WHAT THE TASK ASKS: Give again, verbatim, the lines between the line that contains "Generate a web" and the line that contains "var cfdHighCounts = [1, 10, 4, 32];", counting both ends. Pictures are excluded from the copy.

--- Begin PROVIDED DATA ---

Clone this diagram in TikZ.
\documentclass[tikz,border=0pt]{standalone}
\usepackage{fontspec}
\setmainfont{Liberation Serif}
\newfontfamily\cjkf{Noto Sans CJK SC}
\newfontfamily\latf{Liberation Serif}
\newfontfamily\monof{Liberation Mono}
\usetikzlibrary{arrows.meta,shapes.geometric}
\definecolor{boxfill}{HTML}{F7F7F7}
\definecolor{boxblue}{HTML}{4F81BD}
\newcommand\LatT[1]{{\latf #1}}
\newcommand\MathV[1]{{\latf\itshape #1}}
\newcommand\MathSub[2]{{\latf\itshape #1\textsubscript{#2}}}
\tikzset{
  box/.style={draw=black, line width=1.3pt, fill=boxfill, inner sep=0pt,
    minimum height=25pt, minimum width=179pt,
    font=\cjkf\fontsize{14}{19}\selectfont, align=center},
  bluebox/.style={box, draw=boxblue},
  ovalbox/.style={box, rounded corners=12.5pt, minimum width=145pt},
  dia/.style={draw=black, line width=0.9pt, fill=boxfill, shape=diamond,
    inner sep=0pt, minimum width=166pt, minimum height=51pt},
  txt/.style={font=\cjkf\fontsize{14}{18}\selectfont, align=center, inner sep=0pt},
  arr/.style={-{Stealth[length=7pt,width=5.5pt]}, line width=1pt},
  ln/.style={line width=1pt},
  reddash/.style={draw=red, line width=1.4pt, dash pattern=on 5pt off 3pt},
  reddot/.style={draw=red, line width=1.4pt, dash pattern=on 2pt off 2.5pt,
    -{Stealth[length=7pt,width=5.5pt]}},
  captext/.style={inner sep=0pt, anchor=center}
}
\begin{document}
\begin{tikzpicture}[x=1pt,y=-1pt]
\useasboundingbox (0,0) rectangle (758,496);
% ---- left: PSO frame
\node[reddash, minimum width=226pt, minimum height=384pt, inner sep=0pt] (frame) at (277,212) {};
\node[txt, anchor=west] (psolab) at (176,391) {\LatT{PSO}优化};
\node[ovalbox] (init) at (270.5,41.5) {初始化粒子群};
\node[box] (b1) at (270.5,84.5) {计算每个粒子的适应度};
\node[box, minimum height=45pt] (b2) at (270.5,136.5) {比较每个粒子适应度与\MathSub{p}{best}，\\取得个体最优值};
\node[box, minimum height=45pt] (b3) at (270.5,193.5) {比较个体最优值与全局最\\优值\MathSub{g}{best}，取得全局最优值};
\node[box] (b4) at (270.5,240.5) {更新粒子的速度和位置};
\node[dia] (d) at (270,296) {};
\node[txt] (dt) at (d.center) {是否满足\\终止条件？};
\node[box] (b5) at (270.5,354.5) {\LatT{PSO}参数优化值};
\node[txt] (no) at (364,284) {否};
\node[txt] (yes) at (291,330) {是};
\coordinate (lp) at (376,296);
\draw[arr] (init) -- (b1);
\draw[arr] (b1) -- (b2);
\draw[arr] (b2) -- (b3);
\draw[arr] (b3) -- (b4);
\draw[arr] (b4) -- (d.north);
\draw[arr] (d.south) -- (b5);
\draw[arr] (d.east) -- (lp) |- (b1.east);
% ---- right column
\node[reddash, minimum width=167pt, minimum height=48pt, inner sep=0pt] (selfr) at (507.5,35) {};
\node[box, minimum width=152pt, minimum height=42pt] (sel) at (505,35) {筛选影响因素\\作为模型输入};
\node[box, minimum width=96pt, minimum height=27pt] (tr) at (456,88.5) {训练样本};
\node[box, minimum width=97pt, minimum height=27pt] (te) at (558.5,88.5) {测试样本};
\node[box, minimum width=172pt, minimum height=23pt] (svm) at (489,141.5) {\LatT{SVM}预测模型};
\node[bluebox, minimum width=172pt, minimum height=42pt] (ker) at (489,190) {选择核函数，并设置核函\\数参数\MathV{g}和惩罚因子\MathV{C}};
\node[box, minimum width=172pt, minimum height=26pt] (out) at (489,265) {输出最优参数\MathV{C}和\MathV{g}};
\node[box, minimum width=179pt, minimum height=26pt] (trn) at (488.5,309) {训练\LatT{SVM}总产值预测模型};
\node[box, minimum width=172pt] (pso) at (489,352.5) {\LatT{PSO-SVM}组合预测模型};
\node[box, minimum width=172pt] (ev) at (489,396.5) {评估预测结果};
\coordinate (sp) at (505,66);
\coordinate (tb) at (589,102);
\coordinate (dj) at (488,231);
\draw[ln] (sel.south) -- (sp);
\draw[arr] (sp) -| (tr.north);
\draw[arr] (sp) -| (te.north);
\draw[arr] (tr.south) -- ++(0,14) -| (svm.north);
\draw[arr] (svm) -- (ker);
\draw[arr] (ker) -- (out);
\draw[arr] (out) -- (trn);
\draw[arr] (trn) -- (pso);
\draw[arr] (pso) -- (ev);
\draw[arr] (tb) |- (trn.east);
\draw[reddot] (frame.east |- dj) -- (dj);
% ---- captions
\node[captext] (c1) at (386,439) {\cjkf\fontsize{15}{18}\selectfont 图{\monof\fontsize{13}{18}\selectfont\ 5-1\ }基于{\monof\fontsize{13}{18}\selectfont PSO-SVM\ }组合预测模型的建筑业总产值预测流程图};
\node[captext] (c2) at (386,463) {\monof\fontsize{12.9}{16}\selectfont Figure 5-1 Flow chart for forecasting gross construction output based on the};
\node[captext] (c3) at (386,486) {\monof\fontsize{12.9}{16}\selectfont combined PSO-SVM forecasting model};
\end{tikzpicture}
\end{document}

--- End PROVIDED DATA ---
--- Begin PROVIDED DATA ---

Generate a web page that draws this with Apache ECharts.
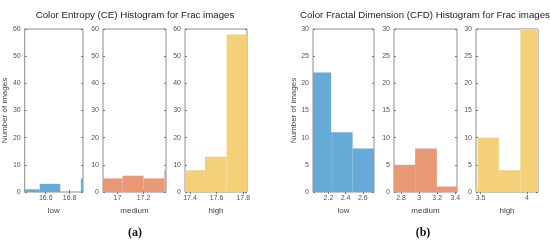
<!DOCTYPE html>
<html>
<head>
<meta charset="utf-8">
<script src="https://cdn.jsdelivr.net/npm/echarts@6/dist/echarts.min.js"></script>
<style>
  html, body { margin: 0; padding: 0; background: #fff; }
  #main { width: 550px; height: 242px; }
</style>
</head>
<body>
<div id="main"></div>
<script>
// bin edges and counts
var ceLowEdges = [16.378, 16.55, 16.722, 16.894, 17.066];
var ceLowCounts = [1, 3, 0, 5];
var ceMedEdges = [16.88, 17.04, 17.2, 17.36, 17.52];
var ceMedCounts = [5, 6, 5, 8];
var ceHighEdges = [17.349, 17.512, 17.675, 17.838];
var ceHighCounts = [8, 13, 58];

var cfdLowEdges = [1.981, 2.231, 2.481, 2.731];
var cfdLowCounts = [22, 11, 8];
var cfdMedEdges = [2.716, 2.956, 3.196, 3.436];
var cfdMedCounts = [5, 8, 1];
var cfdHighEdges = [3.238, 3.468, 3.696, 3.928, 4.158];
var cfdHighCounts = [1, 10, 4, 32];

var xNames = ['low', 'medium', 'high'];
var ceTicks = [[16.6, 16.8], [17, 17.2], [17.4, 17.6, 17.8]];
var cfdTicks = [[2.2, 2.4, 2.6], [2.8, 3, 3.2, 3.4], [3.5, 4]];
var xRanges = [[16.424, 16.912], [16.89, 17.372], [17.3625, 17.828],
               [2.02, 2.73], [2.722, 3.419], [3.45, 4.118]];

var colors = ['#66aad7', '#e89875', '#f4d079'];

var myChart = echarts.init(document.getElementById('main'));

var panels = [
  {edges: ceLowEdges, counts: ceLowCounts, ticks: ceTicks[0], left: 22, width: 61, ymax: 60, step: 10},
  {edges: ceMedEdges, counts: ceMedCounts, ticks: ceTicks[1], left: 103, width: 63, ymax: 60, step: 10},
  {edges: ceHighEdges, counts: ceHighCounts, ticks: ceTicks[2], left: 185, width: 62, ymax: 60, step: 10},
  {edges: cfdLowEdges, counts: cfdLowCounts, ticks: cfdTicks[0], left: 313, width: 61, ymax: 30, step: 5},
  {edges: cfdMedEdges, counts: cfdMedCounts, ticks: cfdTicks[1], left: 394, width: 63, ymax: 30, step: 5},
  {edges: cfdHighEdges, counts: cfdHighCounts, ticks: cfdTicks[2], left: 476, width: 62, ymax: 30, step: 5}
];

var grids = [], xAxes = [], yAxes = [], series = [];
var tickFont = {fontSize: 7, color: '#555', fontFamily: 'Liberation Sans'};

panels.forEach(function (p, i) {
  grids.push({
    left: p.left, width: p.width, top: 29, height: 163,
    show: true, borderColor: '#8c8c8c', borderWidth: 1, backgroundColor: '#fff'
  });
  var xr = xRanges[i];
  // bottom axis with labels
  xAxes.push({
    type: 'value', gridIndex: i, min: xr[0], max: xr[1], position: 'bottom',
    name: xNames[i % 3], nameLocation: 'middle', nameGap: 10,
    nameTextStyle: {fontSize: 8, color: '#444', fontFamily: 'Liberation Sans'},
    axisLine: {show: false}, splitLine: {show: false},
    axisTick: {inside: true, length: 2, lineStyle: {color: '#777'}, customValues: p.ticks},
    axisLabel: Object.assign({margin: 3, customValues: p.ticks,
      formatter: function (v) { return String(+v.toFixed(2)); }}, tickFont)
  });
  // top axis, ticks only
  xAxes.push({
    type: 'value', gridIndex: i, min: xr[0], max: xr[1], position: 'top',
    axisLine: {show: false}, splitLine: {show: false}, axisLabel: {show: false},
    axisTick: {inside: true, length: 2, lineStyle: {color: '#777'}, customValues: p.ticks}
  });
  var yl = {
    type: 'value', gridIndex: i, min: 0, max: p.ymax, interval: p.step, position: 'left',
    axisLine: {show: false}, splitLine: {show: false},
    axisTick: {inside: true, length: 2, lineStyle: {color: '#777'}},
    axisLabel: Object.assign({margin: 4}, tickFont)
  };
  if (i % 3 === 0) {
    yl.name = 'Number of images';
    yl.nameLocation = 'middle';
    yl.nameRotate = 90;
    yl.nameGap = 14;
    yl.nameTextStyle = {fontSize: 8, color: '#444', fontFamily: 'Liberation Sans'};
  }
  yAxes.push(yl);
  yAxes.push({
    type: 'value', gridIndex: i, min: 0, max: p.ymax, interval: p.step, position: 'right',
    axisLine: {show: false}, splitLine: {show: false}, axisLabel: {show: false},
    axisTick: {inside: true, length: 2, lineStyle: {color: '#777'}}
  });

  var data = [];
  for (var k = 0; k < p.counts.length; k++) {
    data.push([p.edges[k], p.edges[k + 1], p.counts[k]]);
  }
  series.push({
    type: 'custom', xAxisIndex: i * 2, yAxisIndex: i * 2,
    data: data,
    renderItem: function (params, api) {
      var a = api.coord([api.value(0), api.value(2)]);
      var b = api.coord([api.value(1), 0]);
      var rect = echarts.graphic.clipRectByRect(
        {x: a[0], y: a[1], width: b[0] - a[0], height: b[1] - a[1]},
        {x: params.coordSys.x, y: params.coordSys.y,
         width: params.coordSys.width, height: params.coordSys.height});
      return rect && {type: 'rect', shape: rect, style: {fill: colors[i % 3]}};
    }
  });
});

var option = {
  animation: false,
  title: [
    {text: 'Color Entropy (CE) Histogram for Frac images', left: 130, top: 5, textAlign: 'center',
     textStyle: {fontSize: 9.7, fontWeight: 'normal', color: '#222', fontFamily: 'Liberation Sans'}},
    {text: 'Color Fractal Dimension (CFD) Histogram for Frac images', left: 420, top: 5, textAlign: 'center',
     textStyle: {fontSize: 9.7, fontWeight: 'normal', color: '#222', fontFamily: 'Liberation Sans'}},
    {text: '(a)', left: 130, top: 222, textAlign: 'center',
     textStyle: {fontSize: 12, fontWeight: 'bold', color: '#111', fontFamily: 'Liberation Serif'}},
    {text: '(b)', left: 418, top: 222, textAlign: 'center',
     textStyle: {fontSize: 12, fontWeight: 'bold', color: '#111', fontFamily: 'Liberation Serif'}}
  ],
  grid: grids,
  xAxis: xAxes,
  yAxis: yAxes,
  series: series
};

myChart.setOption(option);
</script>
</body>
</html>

--- End PROVIDED DATA ---

REPLY:
Generate a web page that draws this with Apache ECharts.
<!DOCTYPE html>
<html>
<head>
<meta charset="utf-8">
<script src="https://cdn.jsdelivr.net/npm/echarts@6/dist/echarts.min.js"></script>
<style>
  html, body { margin: 0; padding: 0; background: #fff; }
  #main { width: 550px; height: 242px; }
</style>
</head>
<body>
<div id="main"></div>
<script>
// bin edges and counts
var ceLowEdges = [16.378, 16.55, 16.722, 16.894, 17.066];
var ceLowCounts = [1, 3, 0, 5];
var ceMedEdges = [16.88, 17.04, 17.2, 17.36, 17.52];
var ceMedCounts = [5, 6, 5, 8];
var ceHighEdges = [17.349, 17.512, 17.675, 17.838];
var ceHighCounts = [8, 13, 58];

var cfdLowEdges = [1.981, 2.231, 2.481, 2.731];
var cfdLowCounts = [22, 11, 8];
var cfdMedEdges = [2.716, 2.956, 3.196, 3.436];
var cfdMedCounts = [5, 8, 1];
var cfdHighEdges = [3.238, 3.468, 3.696, 3.928, 4.158];
var cfdHighCounts = [1, 10, 4, 32];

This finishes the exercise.